The traditional pronunciation among astronomers rhymes with alley, but, perhaps as a result of contamination from the name of the seminal rock-and-roll band Bill Haley and the Comets, most laypeople pronounce it to rhyme with daily. (No one knows how discoverer Edmund Halley pronounced his name, but I’d give the odds to the stargazers’ convention.)

4. New York
The largest US city is popularly called New York (the official name is “the City of New York”), but writers should determine whether, depending on the context, it should be referred to as New York City to distinguish it from New York State. (In this designation, and in “Washington State” — so as not to confuse the state with Washington, DC — state is capitalized even though it’s not part of the state’s official name.)

5. Sierra Nevada
The name of the mountain range forming the backbone of California — a name shared by several other ranges throughout the world — from the Spanish phrase meaning “snowy mountains,” should not be pluralized with the letter s, and “the Sierra Nevada Mountains” is partially redundant. (The same is true of the truncation “the Sierras”; call it “the Sierra.”)
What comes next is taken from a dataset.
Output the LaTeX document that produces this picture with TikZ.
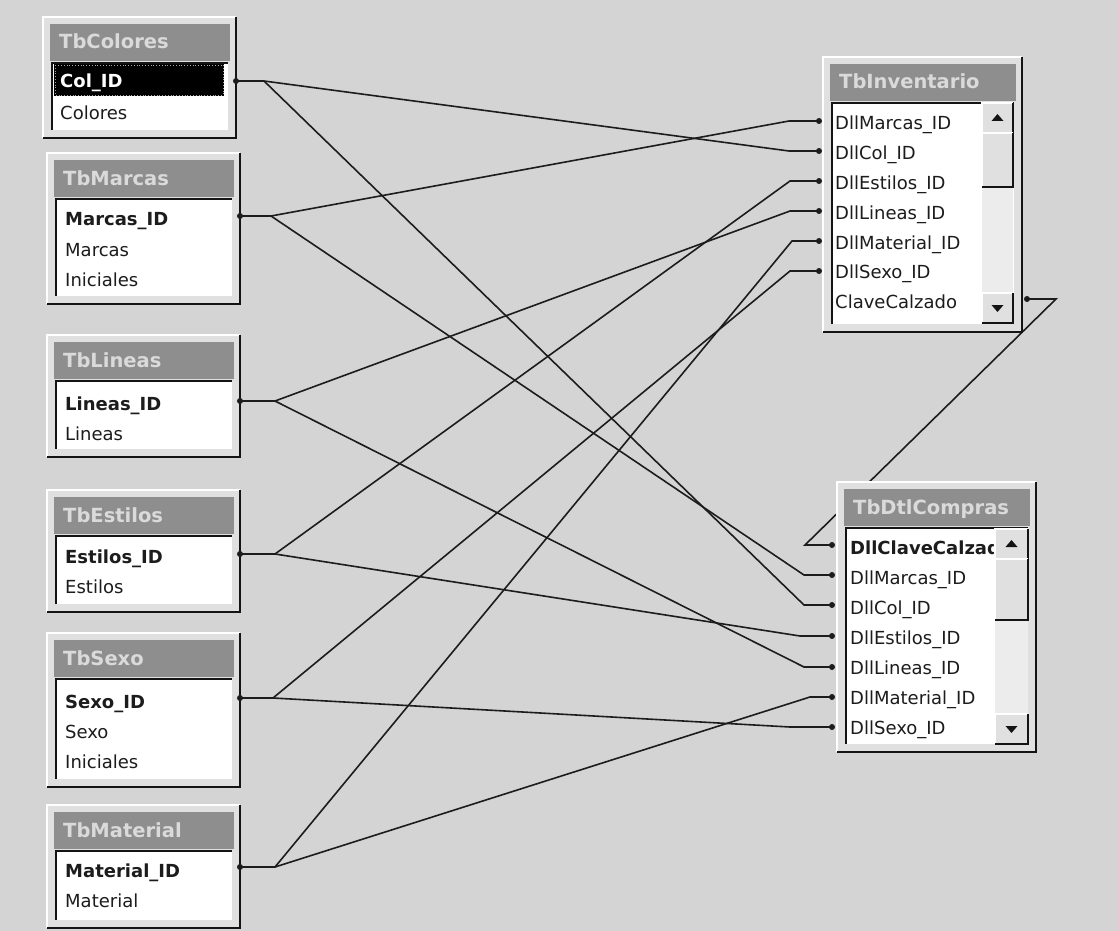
\documentclass[tikz,border=0pt]{standalone}
\usepackage{fontspec}
\setmainfont{DejaVu Sans}
\definecolor{bg}{RGB}{212,212,212}
\definecolor{face}{RGB}{224,224,224}
\definecolor{titlebar}{RGB}{142,142,142}
\definecolor{titletext}{RGB}{218,218,218}
\definecolor{ink}{RGB}{28,28,28}
\definecolor{edge}{RGB}{20,20,20}
\definecolor{track}{RGB}{236,236,236}
\tikzset{
  titlelabel/.style={anchor=west,inner sep=0pt,text height=14pt,text depth=0pt,
    font=\fontsize{19.5}{21}\selectfont\bfseries,text=titletext},
  field/.style={anchor=west,inner sep=0pt,text height=13pt,text depth=0pt,
    font=\fontsize{18}{20}\selectfont,text=ink},
  keyfield/.style={field,font=\fontsize{18}{20}\selectfont\bfseries},
  link/.style={draw=ink,line width=1.6pt},
}
\newcommand{\tblbox}[6]{%
  \fill[face] (#2,#3) rectangle (#4,#5);
  \draw[white,line width=2pt] (#2,#5) -- (#2,#3) -- (#4,#3);
  \draw[edge,line width=2.6pt] (#4,#3) -- (#4,#5) -- (#2,#5);
  \fill[titlebar] ({#2+7},{#3+7}) rectangle ({#4-6},{#3+44});
  \node[titlelabel] (#1-title) at ({#2+16},{#3+25}) {#6};
  \fill[white] ({#2+9},{#3+46}) rectangle ({#4-8},{#5-8});
  \draw[edge,line width=2.2pt] ({#2+9},{#5-8}) -- ({#2+9},{#3+46}) -- ({#4-8},{#3+46});
}
\newcommand{\raisedbtn}[4]{%
  \fill[face] (#1,#2) rectangle (#3,#4);
  \draw[white,line width=1.2pt] (#1,#4) -- (#1,#2) -- (#3,#2);
  \draw[edge,line width=1.8pt] (#3,#2) -- (#3,#4) -- (#1,#4);
}
\newcommand{\sbarbox}[5]{%
  \fill[track] (#1,#3) rectangle (#2,#4);
  \raisedbtn{#1}{#3}{#2}{#3+30}
  \raisedbtn{#1}{#3+30}{#2}{#5}
  \raisedbtn{#1}{#4-30}{#2}{#4}
  \fill[edge] ({(#1+#2)/2-6},{#3+18}) -- ({(#1+#2)/2+6},{#3+18}) -- ({(#1+#2)/2},{#3+11}) -- cycle;
  \fill[edge] ({(#1+#2)/2-6},{#4-18}) -- ({(#1+#2)/2+6},{#4-18}) -- ({(#1+#2)/2},{#4-11}) -- cycle;
}
\begin{document}
\begin{tikzpicture}[x=1pt,y=-1pt]
\useasboundingbox (0,0) rectangle (1119,931);
\fill[bg] (0,0) rectangle (1119,931);

% ports and bends
\coordinate (colP) at (236,81);  \coordinate (colS) at (264,81);
\coordinate (marP) at (240,216); \coordinate (marS) at (271,216);
\coordinate (linP) at (240,401); \coordinate (linS) at (275,401);
\coordinate (estP) at (240,554); \coordinate (estS) at (275,554);
\coordinate (sexP) at (240,698); \coordinate (sexS) at (273,698);
\coordinate (matP) at (240,867); \coordinate (matS) at (275,867);

\coordinate (iMar) at (819,121); \coordinate (iMarB) at (789,121);
\coordinate (iCol) at (819,151); \coordinate (iColB) at (789,151);
\coordinate (iEst) at (819,181); \coordinate (iEstB) at (790,181);
\coordinate (iLin) at (819,211); \coordinate (iLinB) at (790,211);
\coordinate (iMat) at (819,241); \coordinate (iMatB) at (792,241);
\coordinate (iSex) at (819,271); \coordinate (iSexB) at (790,271);
\coordinate (iCla) at (1027,299); \coordinate (iClaB) at (1056,299);

\coordinate (dCla) at (832,545); \coordinate (dClaB) at (805,545);
\coordinate (dMar) at (832,575); \coordinate (dMarB) at (804,575);
\coordinate (dCol) at (832,605); \coordinate (dColB) at (804,605);
\coordinate (dEst) at (832,636); \coordinate (dEstB) at (800,636);
\coordinate (dLin) at (832,667); \coordinate (dLinB) at (804,667);
\coordinate (dMat) at (832,697); \coordinate (dMatB) at (810,697);
\coordinate (dSex) at (832,727); \coordinate (dSexB) at (790,727);

% connectors
\draw[link] (colP) -- (colS) -- (iColB) -- (iCol);
\draw[link] (colS) -- (dColB) -- (dCol);
\draw[link] (marP) -- (marS) -- (iMarB) -- (iMar);
\draw[link] (marS) -- (dMarB) -- (dMar);
\draw[link] (linP) -- (linS) -- (iLinB) -- (iLin);
\draw[link] (linS) -- (dLinB) -- (dLin);
\draw[link] (estP) -- (estS) -- (iEstB) -- (iEst);
\draw[link] (estS) -- (dEstB) -- (dEst);
\draw[link] (sexP) -- (sexS) -- (iSexB) -- (iSex);
\draw[link] (sexS) -- (dSexB) -- (dSex);
\draw[link] (matP) -- (matS) -- (iMatB) -- (iMat);
\draw[link] (matS) -- (dMatB) -- (dMat);
\draw[link] (iCla) -- (iClaB) -- (dClaB) -- (dCla);

% left tables
\tblbox{colores}{43}{17}{236}{138}{TbColores}
\fill[black] (54,64) rectangle (224,96);
\draw[gray!70,dotted,line width=0.8pt] (55,65) rectangle (223,95);
\node[keyfield,text=white] (colores-r1) at (60,81) {Col\_ID};
\node[field] (colores-r2) at (60,113) {Colores};

\tblbox{marcas}{47}{153}{240}{304}{TbMarcas}
\node[keyfield] (marcas-r1) at (65,219) {Marcas\_ID};
\node[field] (marcas-r2) at (65,250) {Marcas};
\node[field] (marcas-r3) at (65,280) {Iniciales};

\tblbox{lineas}{47}{335}{240}{457}{TbLineas}
\node[keyfield] (lineas-r1) at (65,404) {Lineas\_ID};
\node[field] (lineas-r2) at (65,434) {Lineas};

\tblbox{estilos}{47}{490}{240}{612}{TbEstilos}
\node[keyfield] (estilos-r1) at (65,557) {Estilos\_ID};
\node[field] (estilos-r2) at (65,587) {Estilos};

\tblbox{sexo}{47}{633}{240}{787}{TbSexo}
\node[keyfield] (sexo-r1) at (65,702) {Sexo\_ID};
\node[field] (sexo-r2) at (65,732) {Sexo};
\node[field] (sexo-r3) at (65,762) {Iniciales};

\tblbox{material}{47}{805}{240}{928}{TbMaterial}
\node[keyfield] (material-r1) at (65,871) {Material\_ID};
\node[field] (material-r2) at (65,901) {Material};

% right tables
\tblbox{inv}{823}{57}{1022}{332}{TbInventario}
\node[field] (inv-r1) at (835,123) {DllMarcas\_ID};
\node[field] (inv-r2) at (835,153) {DllCol\_ID};
\node[field] (inv-r3) at (835,183) {DllEstilos\_ID};
\node[field] (inv-r4) at (835,213) {DllLineas\_ID};
\node[field] (inv-r5) at (835,243) {DllMaterial\_ID};
\node[field] (inv-r6) at (835,272) {DllSexo\_ID};
\node[field] (inv-r7) at (835,302) {ClaveCalzado};
\sbarbox{982}{1013}{103}{323}{187}

\tblbox{dtl}{837}{482}{1036}{752}{TbDtlCompras}
\node[keyfield] (dtl-r1) at (850,548) {DllClaveCalzado};
\node[field] (dtl-r2) at (850,578) {DllMarcas\_ID};
\node[field] (dtl-r3) at (850,608) {DllCol\_ID};
\node[field] (dtl-r4) at (850,638) {DllEstilos\_ID};
\node[field] (dtl-r5) at (850,668) {DllLineas\_ID};
\node[field] (dtl-r6) at (850,698) {DllMaterial\_ID};
\node[field] (dtl-r7) at (850,728) {DllSexo\_ID};
\sbarbox{995}{1028}{529}{744}{620}

% port dots
\foreach \p in {colP,marP,linP,estP,sexP,matP,iMar,iCol,iEst,iLin,iMat,iSex,iCla,dCla,dMar,dCol,dEst,dLin,dMat,dSex}
  \fill[ink] (\p) circle (3pt);
\end{tikzpicture}
\end{document}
Many other geographical designations are redundant: Fujiyama translates as “Mount Fuji”; the words sahara, gobi, and negev all mean “desert”; and the first word in “Rio Grande,” as well as Avon and Don — the names for rivers in England and Russia, respectively — means “river.” Although it’s not wrong to use the word mount, desert, or river before or after the name of a geographic feature that means “mountain,” “desert,” or “river,” the common noun can often safely be omitted (for example, “Fujiyama,” “the Sahara,” and “the Rio Grande”). Note, too, that river, when it precedes a river’s name (for example, “the river Nile”), is always descriptive and not part of the name.